Historic estate in Devon, England

Mount Boone was an historic estate in the parish of Townstal, near Dartmouth in Devon.

==History==
In about 1630 the estate, the elevated position of which dominates the town of Dartmouth, was purchased by Thomas Boone, a Newfoundland merchant and Member of Parliament for Dartmouth in 1658, a staunch Parliamentarian during the Civil War. "With typical flamboyance" he renamed it Mount Boone. Both Mount Boone and Townstall church were garrisoned for the King in the Civil War, but were taken by storm, with the town of Dartmouth, by General Fairfax, on 19 January 1646. Mount Boone, which was fortified with twenty-two pieces of ordnance, was taken by Colonel Pride, afterwards one of Cromwell's lords. Townstall church, which had ten guns and 100 men, was taken by Colonel Fortescue.
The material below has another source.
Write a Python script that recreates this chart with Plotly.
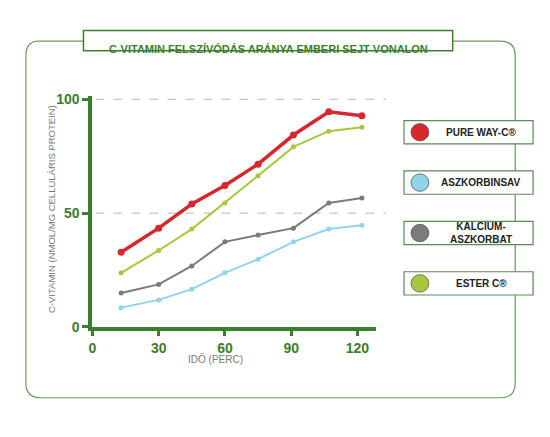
import plotly.graph_objects as go

time_min = [13, 30, 45, 60, 75, 91, 107, 122]
pure_way = [32.8, 43.4, 54.0, 62.1, 71.5, 84.3, 94.5, 92.8]
aszkorbinsav = [8.5, 11.9, 16.6, 23.8, 29.8, 37.4, 43.0, 44.7]
kalcium = [14.9, 18.7, 26.8, 37.4, 40.4, 43.4, 54.5, 56.6]
ester_c = [23.8, 33.6, 43.0, 54.5, 66.4, 79.1, 86.0, 87.7]

series = [
    ("PURE WAY-C®", pure_way, "#d8262d", 3.5, 7),
    ("ASZKORBINSAV", aszkorbinsav, "#90d4ec", 2, 5),
    ("KALCIUM-<br>ASZKORBAT", kalcium, "#7b7b7b", 2, 5),
    ("ESTER C®", ester_c, "#a6c83c", 2, 5),
]
green = "#3b7f2e"
OFF = 8  # page body margin
W, H = 550 - 2 * OFF, 437 - 2 * OFF

fig = go.Figure()
# draw order: ester, kalcium, aszkorbinsav, pure way on top
for name, ys, col, lw, ms in [series[3], series[2], series[1], series[0]]:
    fig.add_trace(go.Scatter(x=time_min, y=ys, mode="lines+markers", name=name,
                             line=dict(color=col, width=lw), marker=dict(color=col, size=ms),
                             showlegend=False))

def px(x): return (x - OFF) / W
def py(y): return 1 - (y - OFF) / H

shapes = []
# outer frame
shapes.append(dict(type="path", xref="paper", yref="paper",
                   path=f"M {px(35)},{py(37)} L {px(500)},{py(37)} Q {px(515)},{py(37)} {px(515)},{py(52)} "
                        f"L {px(515)},{py(390)} Q {px(515)},{py(405)} {px(500)},{py(405)} L {px(37)},{py(405)} "
                        f"Q {px(22)},{py(405)} {px(22)},{py(390)} L {px(22)},{py(52)} Q {px(22)},{py(37)} {px(35)},{py(37)} Z",
                   line=dict(color="#6a9a5c", width=1.2)))
# title box
shapes.append(dict(type="rect", xref="paper", yref="paper", x0=px(80), x1=px(452), y0=py(47), y1=py(26),
                   fillcolor="white", line=dict(color=green, width=1.5)))
# dashed gridlines
for yv in [100, 50]:
    shapes.append(dict(type="line", xref="paper", yref="y", x0=px(92), x1=px(385), y0=yv, y1=yv,
                       line=dict(color="#b8b8b8", width=1, dash="dash"), layer="below"))

annotations = [dict(text="C-VITAMIN FELSZÍVÓDÁS ARÁNYA EMBERI SEJT-VONALON", xref="paper", yref="paper",
                    x=px(266), y=py(36.5), showarrow=False,
                    font=dict(family="Liberation Sans", size=11, color=green, weight="bold"))]

# legend pills
for i, (name, ys, col, lw, ms) in enumerate(series):
    cy = 131 + i * 52
    shapes.append(dict(type="rect", xref="paper", yref="paper", x0=px(403), x1=px(533),
                       y0=py(cy - 12), y1=py(cy + 12), fillcolor="white",
                       line=dict(color="#5a8a55", width=1.2)))
    shapes.append(dict(type="circle", xref="paper", yref="paper", x0=px(410), x1=px(428),
                       y0=py(cy - 9), y1=py(cy + 9), fillcolor=col, line=dict(color="#555", width=0.8)))
    annotations.append(dict(text=name, xref="paper", yref="paper", x=px(481), y=py(cy), showarrow=False,
                            xanchor="center", yanchor="middle",
                            font=dict(family="Liberation Sans", size=10, color="#222", weight="bold")))

annotations.append(dict(text="IDŐ (PERC)", xref="paper", yref="paper", x=px(213), y=py(373), showarrow=False,
                        font=dict(family="Liberation Sans", size=10, color="#7a7a7a")))
annotations.append(dict(text="C-VITAMIN (NMOL/MG CELLULÁRIS PROTEIN)", xref="paper", yref="paper",
                        x=px(41), y=py(210), textangle=-90, showarrow=False,
                        font=dict(family="Liberation Sans", size=9.5, color="#7a7a7a")))

tick_font = dict(family="Liberation Sans", size=14, color=green, weight="bold")
fig.update_layout(
    width=W, height=H, margin=dict(l=0, r=0, t=0, b=0),
    plot_bgcolor="white", paper_bgcolor="white",
    shapes=shapes, annotations=annotations,
    xaxis=dict(domain=[px(89), px(375)], range=[0, 128.5], tickvals=[0, 30, 60, 90, 120],
               showgrid=False, zeroline=False, showline=True, linecolor=green, linewidth=4,
               ticks="outside", ticklen=5, tickwidth=3, tickcolor=green, tickfont=tick_font),
    yaxis=dict(domain=[py(332), py(93.5)], range=[0, 101.5], tickvals=[0, 50, 100],
               showgrid=False, zeroline=False, showline=True, linecolor=green, linewidth=4,
               ticks="outside", ticklen=6, tickwidth=3, tickcolor=green, tickfont=tick_font),
)

fig.write_html("out.html")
In 1689 on the death of his son Charles Boone (1652-1689), MP for Dartmouth in 1689, the male line of the family became extinct. A monument to Thomas Boone (d.1679) survives in St Clement's Church, Townstal. The heiress Mary Boone married a member of the Harris family of Cornworthy, six miles from Dartmouth, and in about 1679, the manor of Norton Dawney (the seat of the ancient lords of the manor of Townstal) was purchased by John Harris, under a decree of the Court of Chancery.

In 1724 the estate with the mediaeval mansion house was purchased by John Seale, a wealthy merchant of the City of London whose family originated at Saint Brélade in Jersey. He purchased much land nearby, including the estate of Coombe. Sir John Henry Seale, 1st Baronet (1780–1844), created a baronet in 1838, was a Whig Member of Parliament for Dartmouth. In 1873 Colonel J.H. Seale sold the estate together with Coombe, to E.W.W. Raleigh, a London surgeon, who built a room in the garden which served as a hospital for the town of Dartmouth until 1887 when the town's first cottage hospital opened in Bayard's Cove as a memorial to the Jubilee of Queen Victoria. The house gradually decayed and was sold with the estate in lots at auction in 1899. In 1905 the Britannia Royal Naval College was built on Mount Boone, and soon afterwards the derelict mansion house of Mount Boone was demolished. Ten separate houses were built on the site.